Lo cierto es que el prestigio de los vinos Chianti, laboriosamente reconquistado desde los años setenta, también se ha apoyado en un esmerado cuidado de la imagen. El ejemplo más espectacular de semejante actuación de marketing es el de Montalcino, cuyos productores de vino han logrado convertir no sólo el nombre de un vino, el Brunello, sino también el de una pequeña ciudad en sinónimo de calidad y prestigio. Nadie puede creer seriamente que un americano de Milwaukee aficionado al vino blanco sepa dónde está Montalcino, ni siquiera que sepa que es una ciudad situada en la provincia de Siena. Actualmente, Brunello y Montalcino han llegado a significar aristocracia, más o menos como el nombre Ritz, con el que nadie relaciona a un emigrante del cantón suizo de Valais que escribió un capítulo de la Historia de la hotelería. La operación de marketing, que en su día tuvo éxito con la etiqueta de Chianti Classico y, últimamente, con la de Chianti Geografico, aún espera al Chianti Rufina, naturalmente siempre con la premisa de la calidad. Giuntini, que fue hijo adoptivo, ha adoptado a un chico que en la actualidad tiene treinta años y ya le ha confiado parte de su empresa. Tales adopciones, cuando no hay descendencia directa, son de naturaleza no sólo sentimental, sino también fiscal en lo que respecta a los impuestos sucesorios. A Federico, el heredero, le espera la tarea de procurar que el Chianti Rufina alcance la fama que merece - y esto es la opinión no solo de Giuntini.

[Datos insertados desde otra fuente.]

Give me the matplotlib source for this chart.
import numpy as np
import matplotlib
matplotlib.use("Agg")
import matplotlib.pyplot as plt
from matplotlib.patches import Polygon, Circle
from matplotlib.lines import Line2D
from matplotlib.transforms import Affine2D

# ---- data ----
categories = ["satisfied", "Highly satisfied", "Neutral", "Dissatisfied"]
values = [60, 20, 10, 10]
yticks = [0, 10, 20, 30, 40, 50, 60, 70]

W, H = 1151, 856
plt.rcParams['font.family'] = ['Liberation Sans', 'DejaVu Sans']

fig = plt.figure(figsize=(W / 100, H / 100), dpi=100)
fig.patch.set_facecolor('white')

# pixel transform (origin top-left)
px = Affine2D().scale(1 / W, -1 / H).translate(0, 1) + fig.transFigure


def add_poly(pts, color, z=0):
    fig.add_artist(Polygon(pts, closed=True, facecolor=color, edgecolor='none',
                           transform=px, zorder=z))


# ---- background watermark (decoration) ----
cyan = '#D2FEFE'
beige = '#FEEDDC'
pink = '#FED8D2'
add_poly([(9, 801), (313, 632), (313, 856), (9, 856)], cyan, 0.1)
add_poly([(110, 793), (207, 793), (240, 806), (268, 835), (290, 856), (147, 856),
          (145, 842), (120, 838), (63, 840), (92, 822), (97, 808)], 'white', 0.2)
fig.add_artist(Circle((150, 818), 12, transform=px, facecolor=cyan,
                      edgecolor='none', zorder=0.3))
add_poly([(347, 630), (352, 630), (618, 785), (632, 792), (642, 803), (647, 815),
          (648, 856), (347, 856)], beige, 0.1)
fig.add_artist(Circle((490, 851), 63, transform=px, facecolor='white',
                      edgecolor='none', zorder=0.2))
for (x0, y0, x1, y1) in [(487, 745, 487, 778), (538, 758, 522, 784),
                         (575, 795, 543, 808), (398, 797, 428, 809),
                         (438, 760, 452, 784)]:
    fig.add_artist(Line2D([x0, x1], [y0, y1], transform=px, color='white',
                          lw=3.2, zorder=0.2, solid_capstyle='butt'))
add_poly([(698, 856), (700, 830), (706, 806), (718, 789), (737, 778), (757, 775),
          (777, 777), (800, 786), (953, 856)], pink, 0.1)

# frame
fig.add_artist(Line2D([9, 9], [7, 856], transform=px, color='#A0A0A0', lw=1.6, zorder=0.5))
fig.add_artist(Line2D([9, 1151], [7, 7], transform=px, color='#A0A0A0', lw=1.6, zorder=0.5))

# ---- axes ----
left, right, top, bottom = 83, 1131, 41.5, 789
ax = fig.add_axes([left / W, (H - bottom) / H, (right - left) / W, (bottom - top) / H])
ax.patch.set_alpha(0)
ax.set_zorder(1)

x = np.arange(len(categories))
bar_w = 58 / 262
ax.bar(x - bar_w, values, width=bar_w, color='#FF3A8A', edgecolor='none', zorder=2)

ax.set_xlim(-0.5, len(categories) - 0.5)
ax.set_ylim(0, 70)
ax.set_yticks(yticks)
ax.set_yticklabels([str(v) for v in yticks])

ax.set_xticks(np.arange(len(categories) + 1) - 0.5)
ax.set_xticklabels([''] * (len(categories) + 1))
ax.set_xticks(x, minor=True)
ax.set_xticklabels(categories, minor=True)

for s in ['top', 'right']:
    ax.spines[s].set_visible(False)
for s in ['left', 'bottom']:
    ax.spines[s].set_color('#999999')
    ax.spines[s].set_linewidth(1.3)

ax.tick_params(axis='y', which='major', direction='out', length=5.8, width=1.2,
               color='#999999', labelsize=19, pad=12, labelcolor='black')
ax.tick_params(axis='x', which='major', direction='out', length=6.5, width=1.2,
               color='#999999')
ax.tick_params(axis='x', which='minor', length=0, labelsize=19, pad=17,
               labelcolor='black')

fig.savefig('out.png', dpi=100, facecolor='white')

Epílogo Disputa entre barricas

Se conocen todos, los Antinori, Frescobaldi, Ricasoli y todos los demás que colocan una “A” detrás de su apellido. Porque son familias muy antiguas, todos son cuñados, hermanos, socios y, quizá, también enemigos. Se observan mutuamente con curiosidad, “distacco” y quizá también con envidia. Pero se mantienen unidos cuando llega el momento de presentarse al exterior. Sin embargo, una iniciativa que favorecería a todos, como por ejemplo una denominación de origen Toscana, enseguida se “politiza”, como dice el Marchese Antinori. Entonces, entre bastidores, o entre barricas, comienza una disputa en la que probablemente se oigan frases como: “si la propuesta es de ésos, nosotros no queremos saber nada del asunto”. Pero precisamente de esas cosas no trasciende nada, naturalmente tampoco por boca del Marchese Antinori. Chismes, intrigas de la nobleza, Lady Di y el Príncipe Carlos, la Casa de Saboya y los Kennedy, tan parecidos a la aristocracia... ésos son los auténticos aristócratas, tal y como el público se los imagina. Los barones y margraves de la Toscana pertenecen a otra categoría más modesta. Lo cual tiene su fundamento histórico: “La aristocracia toscana”, explica Piero Antinori, “al contrario que la inglesa, es de origen puramente mercantil. Todos éramos banqueros y comerciantes que, cuando cayó el Señorío de Florencia, intentaron asegurarse económicamente comprando tierras”. Las grandes dinastías del vino de la Toscana, pues, ¿surgieron como solución de emergencia? ¿O como negocio de retirada? Entonces, hace quinientos años, los antepasados de los Antinori, Ricasoli y Frescobaldi posiblemente lo habían considerado una degradación o una derrota. Pero los caminos de la Historia son sorprendentes: sin la derrota de la República de Florencia, quizá hoy no tendríamos ni Chianti Classico, ni Tignanello, ni Nipozzano Riserva. “Habría que reflexionar sobre ello”, dice el Marchese al despedirme por la tarde, vestido con pantalones cortos, camiseta y zapatillas de deporte. Sigue de pie en la rotonda de gravilla, hasta que yo doblo por la polvorienta carretera comarcal. La última instantánea de mi viaje será la imagen de ese hombre con indumentaria deportiva veraniega que veo en el espejo retrovisor.